* **Supplied data**:
____________

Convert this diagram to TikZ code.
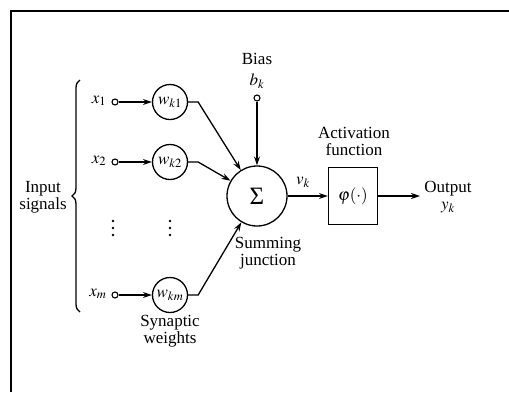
\documentclass[tikz,border=0pt]{standalone}
\usepackage{mathptmx}
\usepackage{fontspec}
\setmainfont{Liberation Serif}
\usetikzlibrary{arrows.meta,decorations.pathreplacing}
\tikzset{
  wire/.style={line width=1.3pt},
  arr/.style={wire,-{Stealth[length=9pt,width=6pt]}},
  port/.style={circle,draw,line width=1.1pt,inner sep=0pt,minimum size=6pt},
  weight/.style={circle,draw,line width=1.3pt,inner sep=0pt,minimum size=35pt},
  lbl/.style={inner sep=0pt,align=center},
  dot/.style={circle,fill,inner sep=0pt,minimum size=2.6pt},
}
\begin{document}
\begin{tikzpicture}[x=1pt,y=-1pt,font=\fontsize{17}{20}\selectfont]
\useasboundingbox (0,0) rectangle (509,392);
\draw[line width=2pt] (11,392) -- (11,11) -- (509,11);
% brace
\draw[wire,decorate,decoration={brace,amplitude=8pt}] (80,312) -- (80,80);
\node[lbl] (insig) at (43,197) {Input\\[-3pt]signals};
% inputs
\node[lbl] (x1) at (99,101) {$x_1$};
\node[lbl] (x2) at (99,161) {$x_2$};
\node[lbl] (xm) at (98,294) {$x_m$};
\node[port] (i1) at (115,102) {};
\node[port] (i2) at (115,162) {};
\node[port] (im) at (115,295) {};
\node[weight] (w1) at (170,102) {$w_{k1}$};
\node[weight] (w2) at (170,162) {$w_{k2}$};
\node[weight] (wm) at (170,295) {$w_{km}$};
\foreach \xx/\nm in {113/a,170/b}{
  \node[dot] (\nm1) at (\xx,221) {};
  \node[dot] (\nm2) at (\xx,228) {};
  \node[dot] (\nm3) at (\xx,235) {};
}
\node[lbl] (syn) at (170,331) {Synaptic\\[-3pt]weights};
% summing junction
\node[circle,draw,line width=1.3pt,minimum size=60pt,inner sep=0pt] (sum) at (257,196) {\fontsize{25}{28}\selectfont Σ};
\node[lbl] (sj) at (268,253) {Summing\\[-3pt]junction};
\node[lbl] (bias) at (257,59) {Bias};
\node[lbl] (bk) at (257,81) {$b_k$};
\node[port] (bp) at (257,98) {};
% activation
\node[rectangle,draw,line width=1.3pt,minimum width=49pt,minimum height=57pt,inner sep=0pt] (act) at (353,196) {$\varphi(\cdot)$};
\node[lbl] (actl) at (354,141) {Activation\\[-3pt]function};
\node[lbl] (vk) at (303,182) {$v_k$};
\coordinate (outend) at (420,196);
\node[lbl] (outl) at (448,197) {Output\\[-3pt]$y_k$};
% connectors
\draw[arr] (i1) -- (w1);
\draw[arr] (i2) -- (w2);
\draw[arr] (im) -- (wm);
\draw[arr] (w1.east) -- ++(10,0) -- (sum);
\draw[arr] (w2.east) -- ++(10,0) -- (sum);
\draw[arr] (wm.east) -- ++(10,0) -- (sum);
\draw[arr] (bp) -- (sum);
\draw[arr] (sum) -- (act);
\draw[arr] (act) -- (outend);
\end{tikzpicture}
\end{document}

____________

* **What you are asked to do**: Write out the listing above exactly as it stands, pictures excluded.

* **Exercise solution**:
Convert this diagram to TikZ code.
\documentclass[tikz,border=0pt]{standalone}
\usepackage{mathptmx}
\usepackage{fontspec}
\setmainfont{Liberation Serif}
\usetikzlibrary{arrows.meta,decorations.pathreplacing}
\tikzset{
  wire/.style={line width=1.3pt},
  arr/.style={wire,-{Stealth[length=9pt,width=6pt]}},
  port/.style={circle,draw,line width=1.1pt,inner sep=0pt,minimum size=6pt},
  weight/.style={circle,draw,line width=1.3pt,inner sep=0pt,minimum size=35pt},
  lbl/.style={inner sep=0pt,align=center},
  dot/.style={circle,fill,inner sep=0pt,minimum size=2.6pt},
}
\begin{document}
\begin{tikzpicture}[x=1pt,y=-1pt,font=\fontsize{17}{20}\selectfont]
\useasboundingbox (0,0) rectangle (509,392);
\draw[line width=2pt] (11,392) -- (11,11) -- (509,11);
% brace
\draw[wire,decorate,decoration={brace,amplitude=8pt}] (80,312) -- (80,80);
\node[lbl] (insig) at (43,197) {Input\\[-3pt]signals};
% inputs
\node[lbl] (x1) at (99,101) {$x_1$};
\node[lbl] (x2) at (99,161) {$x_2$};
\node[lbl] (xm) at (98,294) {$x_m$};
\node[port] (i1) at (115,102) {};
\node[port] (i2) at (115,162) {};
\node[port] (im) at (115,295) {};
\node[weight] (w1) at (170,102) {$w_{k1}$};
\node[weight] (w2) at (170,162) {$w_{k2}$};
\node[weight] (wm) at (170,295) {$w_{km}$};
\foreach \xx/\nm in {113/a,170/b}{
  \node[dot] (\nm1) at (\xx,221) {};
  \node[dot] (\nm2) at (\xx,228) {};
  \node[dot] (\nm3) at (\xx,235) {};
}
\node[lbl] (syn) at (170,331) {Synaptic\\[-3pt]weights};
% summing junction
\node[circle,draw,line width=1.3pt,minimum size=60pt,inner sep=0pt] (sum) at (257,196) {\fontsize{25}{28}\selectfont Σ};
\node[lbl] (sj) at (268,253) {Summing\\[-3pt]junction};
\node[lbl] (bias) at (257,59) {Bias};
\node[lbl] (bk) at (257,81) {$b_k$};
\node[port] (bp) at (257,98) {};
% activation
\node[rectangle,draw,line width=1.3pt,minimum width=49pt,minimum height=57pt,inner sep=0pt] (act) at (353,196) {$\varphi(\cdot)$};
\node[lbl] (actl) at (354,141) {Activation\\[-3pt]function};
\node[lbl] (vk) at (303,182) {$v_k$};
\coordinate (outend) at (420,196);
\node[lbl] (outl) at (448,197) {Output\\[-3pt]$y_k$};
% connectors
\draw[arr] (i1) -- (w1);
\draw[arr] (i2) -- (w2);
\draw[arr] (im) -- (wm);
\draw[arr] (w1.east) -- ++(10,0) -- (sum);
\draw[arr] (w2.east) -- ++(10,0) -- (sum);
\draw[arr] (wm.east) -- ++(10,0) -- (sum);
\draw[arr] (bp) -- (sum);
\draw[arr] (sum) -- (act);
\draw[arr] (act) -- (outend);
\end{tikzpicture}
\end{document}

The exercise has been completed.